The other major fingerprint type is called "hash fingerprints." The
most well known of these are the Daylight fingerprints. Enumerate all
linear substructures of length N in the molecule. Daylight sets the
bounds on N as 3 <= N <= 7, but this is tunable. There are N atoms
and N-1 bonds in this length. Each atom and bond has a numeric value,
based on the element type, bond type, and other properties deemed
interesting. Use some sort of hash function to
turn this 2*N-1 valued term into an integer. Usually the last step of
the process is to take that integer modulo the number of bits in the
fingerprint so that it fits in the space available. Mark that bit
with a 1. Many different paths might cause the same bit to be set to
1.
Hash fingerprints are always a multiple of 8 bits long and usually a
power of 2 between 128 bits and 4096 bits. (Even OpenBabel, which
uses a 1021 bit hash, maps that to a 1024 bit fingerprint, with 0 for
the remaining 3 bits.) They are very similar to Bloom filters.

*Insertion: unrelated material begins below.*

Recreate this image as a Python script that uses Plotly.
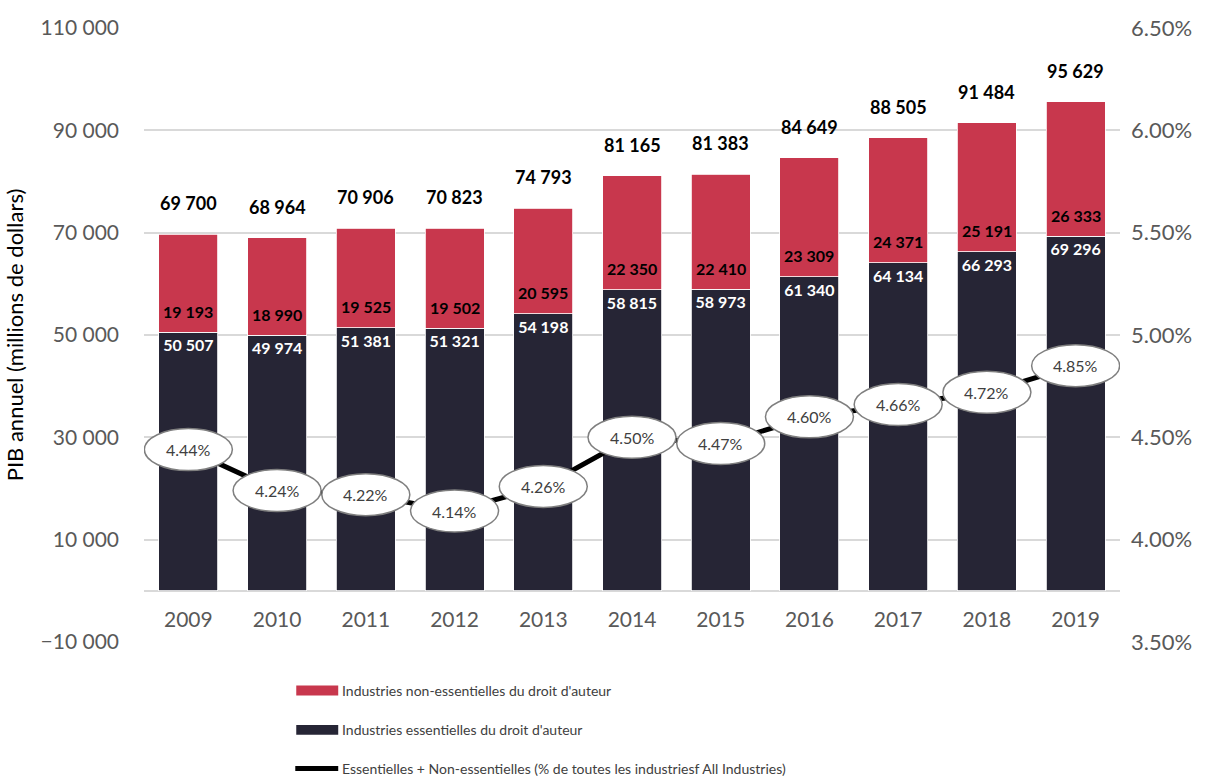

Hash fingerprints are used most often in similarity searching, with
the hope that two similar compounds create similar fingerprints, and
that two similiar fingerprints means the compounds are similar.
Supposing that's true, how do you compare two fingerprints FP1 and
FP2? There are many ways. One is to count the number of shared bits,
that it, the number of bits which are on in both bitstrings. This is
a good start, but consider two large quite dissimilar molecules which
both have a section in common but otherwise are quite dissimilar.
Intuitively you want the dissimilar structure to reduce the overall
similarity score.
There's a huge number of ways to compare hash fingerprints, but each
depends on only 4 different values:
a = the number of "on" bits in FP1 but not in FP2
b = the number of "on" bits in FP2 but not in FP1
c = the number of "on" bits in FP1 which are also "on" in FP1
d = the number of "off" bits in FP1 which are also "off" in FP1
When implementing the comparison routines it's easier to use slightly
different definitions:
n = the total number of bits in A or B = a+b+c+d
A = the nuber of "on" bits in FP1 = a+c
B = the nuber of "on" bits in FP2 = b+c
I'm using the Daylight
fingerprint notation here. It's a bit annoying because in my code
I'll really want to use lower case "a" and "b" for what they use as
"A" and "B". When I get to the code I'm likely going to switch.
The common term by those in the know for the "total number of 'on'
bits" is "popcount", which is short for "population count." The
collective wisdom of Wikipedia prefers Hamming weight.
Which reminds me, take a break and enjoy Hamming's
seminar "You and Your Research".
Because the bitstrings are bits, the way to compute "c" (the number of
bits in common) is to compute the boolean "and" (fp1 & fp2) and
find the popcount of the result.
The most widely used and accepted finger similarity function in
chemical informatics is called the Tanimoto coefficient or Tanimoto
score, or simply "the Tanimoto." It's identical to the Jaccard index
as applied to binary bitstrings, and is defined as:
c/(a+b+c)
which is the same as
c/(A+B-c)
You can see that identical fingerprints have a score of 1.0, and when
there are no bits in common the score is 0.0. Also note how if there
are more bits in only one or the other fingerprint then the score
descreases. If there are no bits in either fingerprint then this
generates a "0/0" case. It means that the fingerprint generation code
couldn't handle the chemistry involved. For hash fingerprints this
should never happen, except perhaps with the vacuum case. For some
sorts of substructure keys it might happen. It's like trying to
compare a shark and Mt. Everest, based on how similar their wheels
are.
By the way, there's another way to define the Tanimoto coefficient of
two fingerprints. It's the number of on bits in the intersection of
the two fingerprints, divided by the number of on bits in their union.
I learned that one reading the OpenBabel source code.